Mas foi no ano passado que a maionese desandou. Sem grana, a Sauber não desenvolveu um carro ruim, não pagou seus funcionários e o clima lá dentro ficou péssimo. Os patrocinadores suecos de Ericsson salvaram o time economicamente adiantando pagamentos e, posteriormente, assumindo o comando. Isso ocorreu num momento de frustração de Nasr e seu entorno pelos problemas esportivos. Olhando de perto, mas de fora e sem acesso aos detalhes, julgo que faltou a partir daquele momento uma presença mais constante do empresário de Nasr, Steve Robertson, no paddock. Era ele quem deveria administrar o ambiente interno, cuidando do time dar a mesma atenção para seu cliente e mediando os conflitos que foram aparecendo e que acabaram se multiplicando a cada resultado ruim, a cada erro cometido. Não acredito nas alegações surgidas de que o time sabotava de maneira premeditada o brasileiro, mas certamente sentia um interesse interno maior pelo sueco e um ambiente envenenado mesmo, com grupos distintos atuando dentro da mesma organização. Robertson, que eu me lembre, deu as caras em duas ou três corridas ao longo de todo o ano. Sua ausência custou muito ao piloto.

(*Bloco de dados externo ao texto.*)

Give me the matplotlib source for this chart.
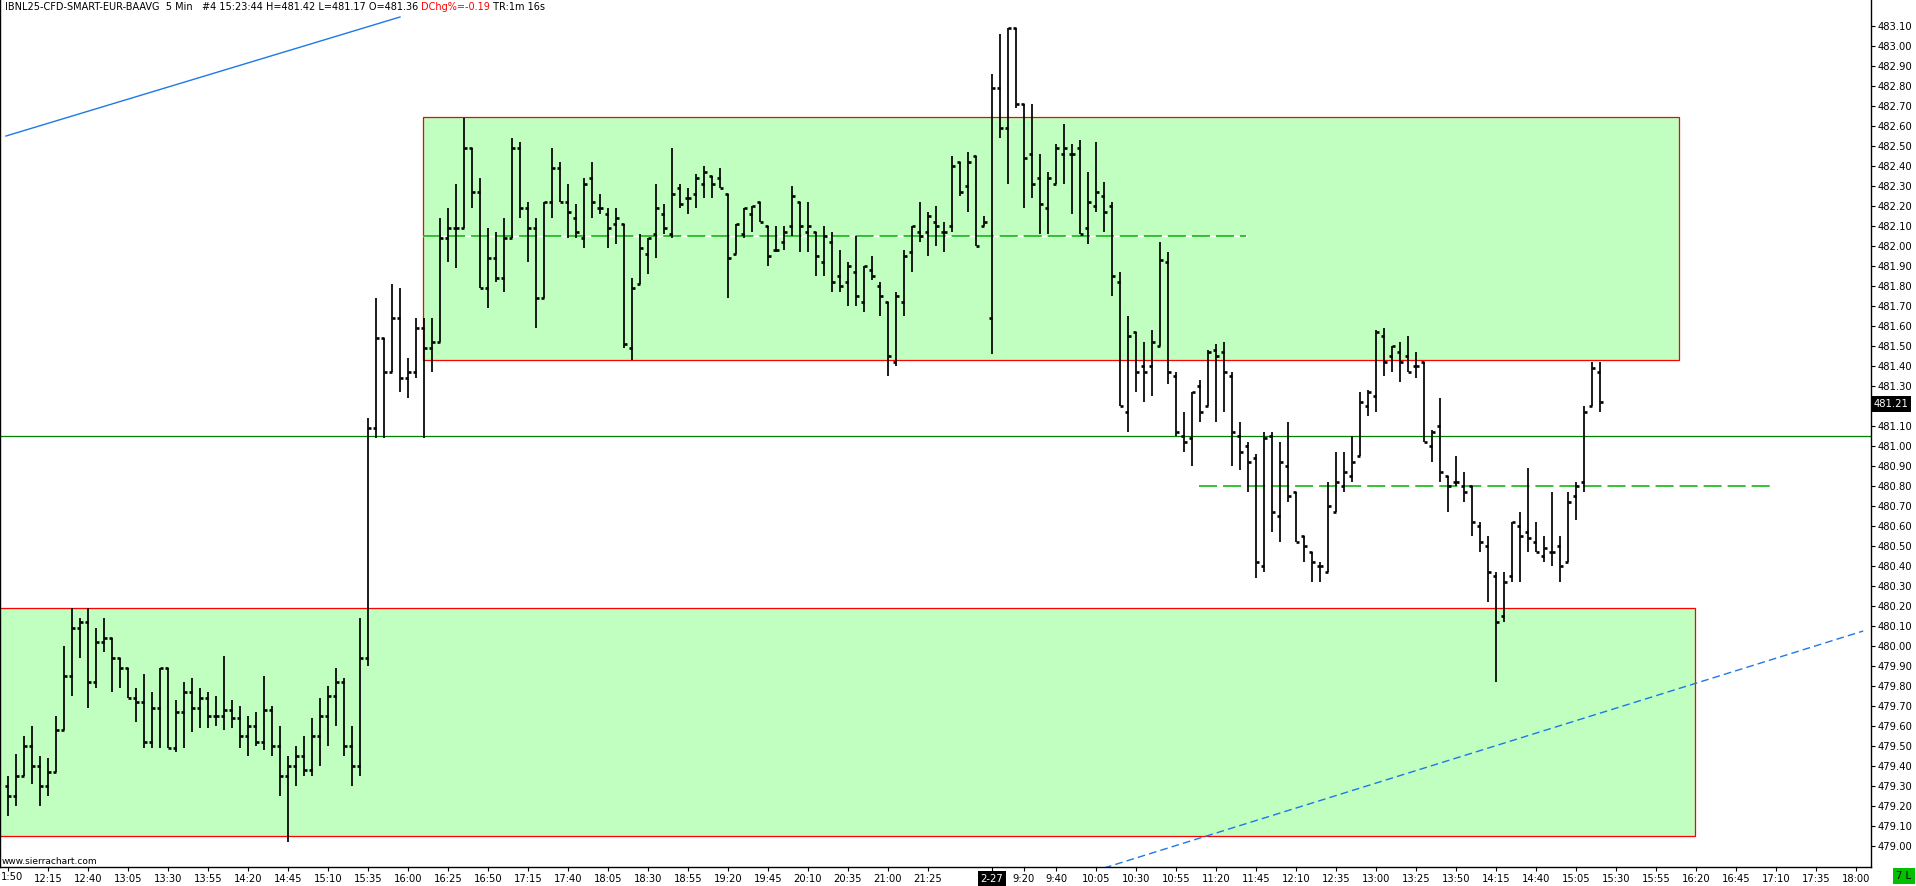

Precisou aparecer uma prova em condições especiais para que novamente o talento de Nasr se sobrepujasse. Sua participação em Interlagos foi mesmo como Silverstone 2009. E, preciso dar o crédito, o próprio piloto passou o ano repetindo a cada entrevista como um mantra que só pontuaria numa prova fora do comum. Ela veio no Brasil e ele agarrou a chance com as duas mãos. Ignorou as ordens (equivocadas) da equipe para colocar pneus intermediários, se manteve na pista, manteve um ótimo ritmo e pontuou com um carro praticamente incapaz de fazê-lo.
Mas era tarde demais. Sem clima na Sauber, perdendo o apoio financeiro do Banco do Brasil e sem chances de encontrar novas fontes numa economia no estado da nossa, as portas foram se fechando para ele. A F-1 chega em 2017 com um grid que estaria mais bem servido com a presença de Nasr. Sobra nele talento em relação a outros que tiveram mais oportunidades (Sainz, Kvyat, Magnussen, Palmer, Ericsson, etc.).
Mas não estar lá não é o fim do mundo, pelo contrário. Nasr já participou algumas vezes das 24 Horas de Daytona. Andou muito bem e adorou a experiência. Tem capacidade de sobra para viver como piloto profissional onde quiser: Endurance, DTM, Japão, Estados Unidos. Correndo em equipes de ponta, vencendo e recebendo bem por isso. Um privilégio no desolador cenário do automobilismo brasileiro de hoje, especialmente em termos de formação de pilotos.